Lyons Cub was fascinated by the skulls! We’ve been reading a story about Yakari, the brave Native American, and my son likes the story where Yakari’s friend breaks off one of the horns of a great bison’s skull, to be met with its ghost’s wrath… Now, he saw lots of skulls with horns from ancient bisons.
Then come some ice-dwelling animals; Leander loved the polar bear, whom he knows from our stories about Lars, the little polar bear. He saw penguins, a snow fox, and an elk, too.
But we had come for the dinosaurs, and there was definitely not a shortage. The skeletons were humongous! The ceiling was really high, but so were the necks of those beasts. (This mommy is just glad that sonny boy didn’t want to climb any of those.) There was a guard dressed in black in every exhibition room to make sure this didn’t happen. There were a few (rather gruesome) movies for kids in animated fashion, showing how dinosaurs hunted and ate smaller ones and how their sharp teeth worked. A bunch of kids joined my son and were very entertained by those short films.
It turned out that using the stick to activate movies and buttons didn’t work for children; the pressure they applied wasn’t strong enough to get things going. My son tired quickly of it and wanted to use his fingers. We explained to him that due to Corona, he had to use the stick. How sad that nowadays, this is what it’s like for children. But of course, we all want to stay healthy! By the way, some of the exhibits had signs that said, “do not touch.” If a kid touched them (and it happened a couple of times), there was a deep voice emanating from the dinosaur saying reproachfully, “Please don’t touch!” My son didn’t even do it, but I still shrunk when I heard that mysterious voice the first time 😉
We admired the big eggs of some dinosaurs; there were oval ones and perfectly round ones. There was even a whole nest with chicks and a watchful mommy!

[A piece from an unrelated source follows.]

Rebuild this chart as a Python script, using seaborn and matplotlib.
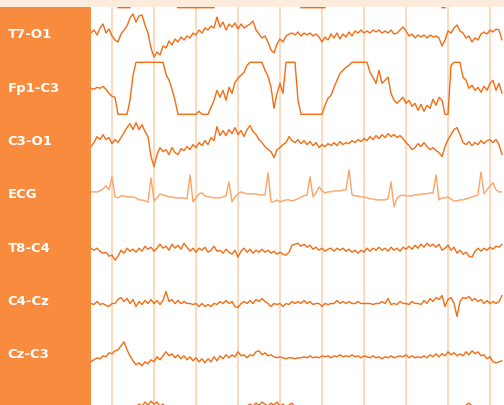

There was a scary-looking feathery dinosaur, too:
And all in the back of this big exhibition hall was a humongous whale. It was a real skeleton, not a replica, donated by fishermen who had found it washed up to the shore. It must have taken a long time to clean all these bones by bacteria. Look at those teeth!
Running into one hall, my son exclaimed: “Saaaaand!!!” Another mom started laughing. Her kid and a bunch of others joined Lyons Cub digging in fine, white sand that changed its color depending on its height (the top was red, the lower regions green, and the lowest level (water) blue). The kids didn’t care, of course; they just wanted to play 😉
Another highlight was the woolly mammoth. My son’s favorite song at the moment is the “Woolly Mammoth Rap,” and we’re always stomping and dancing through the living-room playing mammoth. So now, he got to experience the real thing. A replica, of course, but nonetheless towering huge and enormous. There were a couple of stone age people near it, too, wearing furs.
Hope you liked our little tour through dinosaur land! And if you’re ever traveling to Germany, remember that fantastic museum in Münster!